> What you will do: Extract the lines from the start through the line that holds "const years = d3.range(2022, 2068).map(String);", both included, omitting all images.

> Records for the task:
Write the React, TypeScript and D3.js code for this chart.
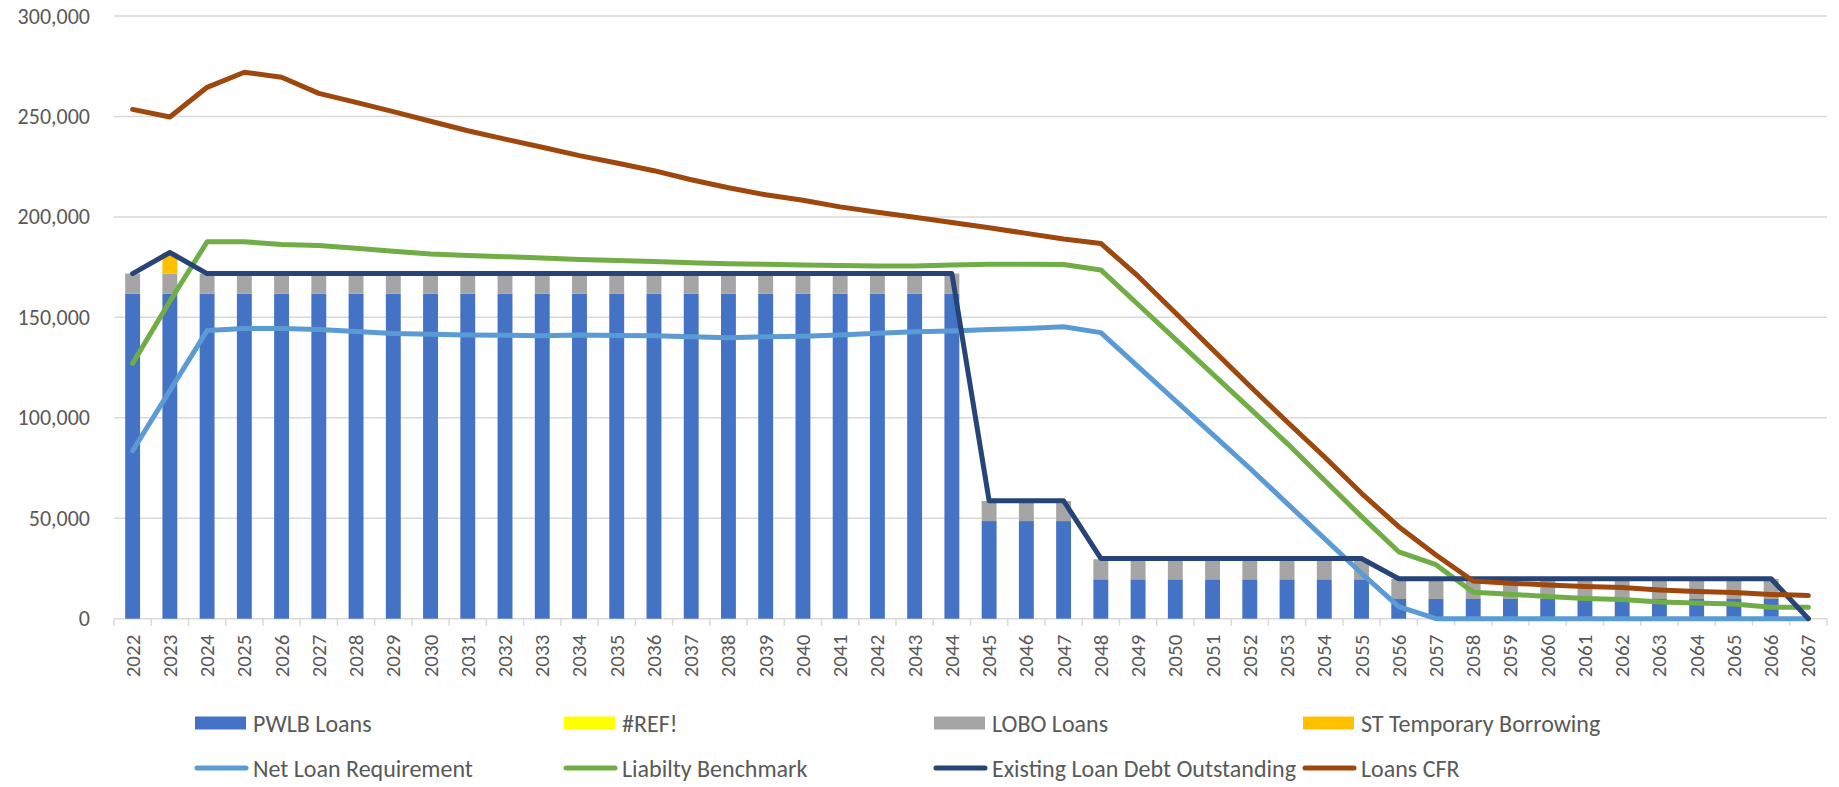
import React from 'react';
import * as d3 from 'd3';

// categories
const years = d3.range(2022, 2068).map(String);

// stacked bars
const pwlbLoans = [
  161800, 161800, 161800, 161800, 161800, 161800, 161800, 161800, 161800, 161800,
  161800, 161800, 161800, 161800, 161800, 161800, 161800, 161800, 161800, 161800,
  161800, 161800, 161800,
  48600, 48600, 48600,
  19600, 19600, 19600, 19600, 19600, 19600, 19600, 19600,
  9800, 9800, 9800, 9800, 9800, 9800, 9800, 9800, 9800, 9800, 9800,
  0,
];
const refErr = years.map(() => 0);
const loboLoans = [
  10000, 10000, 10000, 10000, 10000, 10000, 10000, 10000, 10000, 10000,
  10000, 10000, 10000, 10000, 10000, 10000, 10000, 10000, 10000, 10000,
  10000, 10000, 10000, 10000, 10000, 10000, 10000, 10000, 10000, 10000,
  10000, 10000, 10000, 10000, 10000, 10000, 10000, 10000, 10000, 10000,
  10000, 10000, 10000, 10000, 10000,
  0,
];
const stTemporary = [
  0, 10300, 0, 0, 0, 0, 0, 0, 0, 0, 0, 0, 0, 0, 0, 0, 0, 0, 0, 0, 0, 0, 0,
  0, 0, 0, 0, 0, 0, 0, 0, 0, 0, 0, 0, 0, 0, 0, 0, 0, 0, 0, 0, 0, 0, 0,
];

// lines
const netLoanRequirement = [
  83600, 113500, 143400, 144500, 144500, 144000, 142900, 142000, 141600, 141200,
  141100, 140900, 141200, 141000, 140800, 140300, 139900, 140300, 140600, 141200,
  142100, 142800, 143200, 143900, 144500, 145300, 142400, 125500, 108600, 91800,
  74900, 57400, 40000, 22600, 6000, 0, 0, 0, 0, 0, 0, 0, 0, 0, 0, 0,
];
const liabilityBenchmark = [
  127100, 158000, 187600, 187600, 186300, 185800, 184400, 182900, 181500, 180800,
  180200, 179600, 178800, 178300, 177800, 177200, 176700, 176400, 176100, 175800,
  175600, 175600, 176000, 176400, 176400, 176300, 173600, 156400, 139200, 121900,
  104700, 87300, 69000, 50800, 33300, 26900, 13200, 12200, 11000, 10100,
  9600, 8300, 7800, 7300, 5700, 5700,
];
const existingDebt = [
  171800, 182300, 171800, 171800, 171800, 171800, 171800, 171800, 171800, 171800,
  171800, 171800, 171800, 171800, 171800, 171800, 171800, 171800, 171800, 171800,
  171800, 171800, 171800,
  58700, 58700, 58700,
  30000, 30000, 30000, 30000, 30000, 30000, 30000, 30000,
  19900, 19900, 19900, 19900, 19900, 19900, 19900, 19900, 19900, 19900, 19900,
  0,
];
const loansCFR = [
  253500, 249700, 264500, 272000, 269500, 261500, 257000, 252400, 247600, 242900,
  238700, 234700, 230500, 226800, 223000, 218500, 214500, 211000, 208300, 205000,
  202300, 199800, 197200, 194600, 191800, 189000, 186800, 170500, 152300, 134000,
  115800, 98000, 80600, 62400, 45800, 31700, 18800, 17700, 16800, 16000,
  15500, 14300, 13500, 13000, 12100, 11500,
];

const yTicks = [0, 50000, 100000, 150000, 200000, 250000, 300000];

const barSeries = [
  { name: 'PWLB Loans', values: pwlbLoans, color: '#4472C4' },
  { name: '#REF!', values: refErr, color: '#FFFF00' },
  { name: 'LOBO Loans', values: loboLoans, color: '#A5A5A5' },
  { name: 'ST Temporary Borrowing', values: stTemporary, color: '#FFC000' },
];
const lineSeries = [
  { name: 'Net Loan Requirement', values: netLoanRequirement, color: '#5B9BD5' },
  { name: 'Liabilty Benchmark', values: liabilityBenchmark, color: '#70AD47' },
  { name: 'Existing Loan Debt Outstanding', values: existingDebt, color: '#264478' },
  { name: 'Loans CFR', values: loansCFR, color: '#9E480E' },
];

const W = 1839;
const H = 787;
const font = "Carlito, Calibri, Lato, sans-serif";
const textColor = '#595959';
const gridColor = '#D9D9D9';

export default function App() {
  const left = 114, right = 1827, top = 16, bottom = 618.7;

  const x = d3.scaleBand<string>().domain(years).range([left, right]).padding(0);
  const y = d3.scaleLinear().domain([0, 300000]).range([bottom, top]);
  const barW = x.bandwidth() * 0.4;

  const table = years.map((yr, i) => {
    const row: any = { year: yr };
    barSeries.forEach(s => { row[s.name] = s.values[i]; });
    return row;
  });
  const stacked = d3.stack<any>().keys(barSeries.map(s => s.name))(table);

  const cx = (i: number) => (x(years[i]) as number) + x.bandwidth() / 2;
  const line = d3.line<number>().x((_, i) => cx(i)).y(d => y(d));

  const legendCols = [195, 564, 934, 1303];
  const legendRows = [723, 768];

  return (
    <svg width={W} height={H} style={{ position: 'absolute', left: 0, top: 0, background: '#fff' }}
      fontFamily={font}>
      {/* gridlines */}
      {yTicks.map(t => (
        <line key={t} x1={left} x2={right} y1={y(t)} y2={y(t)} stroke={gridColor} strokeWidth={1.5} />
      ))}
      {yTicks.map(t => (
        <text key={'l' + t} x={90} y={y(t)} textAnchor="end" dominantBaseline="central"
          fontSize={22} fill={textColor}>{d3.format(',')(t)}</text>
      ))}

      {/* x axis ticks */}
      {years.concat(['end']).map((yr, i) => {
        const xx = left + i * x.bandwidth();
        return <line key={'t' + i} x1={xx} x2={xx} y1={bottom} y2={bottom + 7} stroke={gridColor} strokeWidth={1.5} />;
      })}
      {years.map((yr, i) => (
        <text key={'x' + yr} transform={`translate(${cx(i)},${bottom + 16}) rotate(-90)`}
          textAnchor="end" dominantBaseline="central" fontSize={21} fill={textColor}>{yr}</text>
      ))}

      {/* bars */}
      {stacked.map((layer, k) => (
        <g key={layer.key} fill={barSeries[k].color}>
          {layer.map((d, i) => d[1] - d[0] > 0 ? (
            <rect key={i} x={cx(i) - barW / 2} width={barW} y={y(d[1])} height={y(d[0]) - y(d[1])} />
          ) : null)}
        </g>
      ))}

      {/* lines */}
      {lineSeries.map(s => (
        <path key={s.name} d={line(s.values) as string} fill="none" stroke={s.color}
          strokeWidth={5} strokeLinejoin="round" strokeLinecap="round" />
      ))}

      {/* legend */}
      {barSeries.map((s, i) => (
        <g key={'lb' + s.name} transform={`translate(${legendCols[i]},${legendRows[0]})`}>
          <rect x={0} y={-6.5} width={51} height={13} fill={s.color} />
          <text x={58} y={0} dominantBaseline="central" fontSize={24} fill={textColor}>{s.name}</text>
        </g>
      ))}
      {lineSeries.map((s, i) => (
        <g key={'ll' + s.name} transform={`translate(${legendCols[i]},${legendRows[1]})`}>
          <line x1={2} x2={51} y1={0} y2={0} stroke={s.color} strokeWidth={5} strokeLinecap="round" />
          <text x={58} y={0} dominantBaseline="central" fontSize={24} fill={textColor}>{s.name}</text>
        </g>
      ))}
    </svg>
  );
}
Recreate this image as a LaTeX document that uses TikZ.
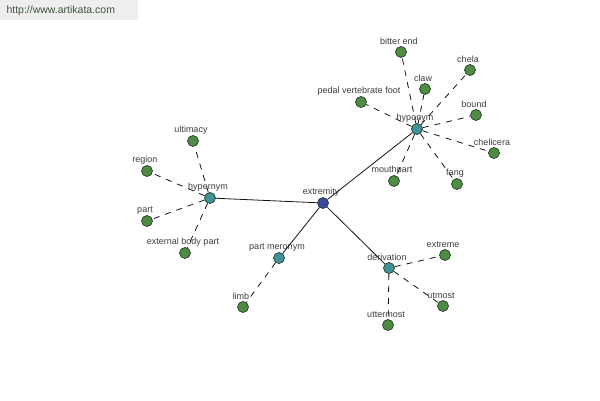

> Complete output:
Write the React, TypeScript and D3.js code for this chart.
import React from 'react';
import * as d3 from 'd3';

// categories
const years = d3.range(2022, 2068).map(String);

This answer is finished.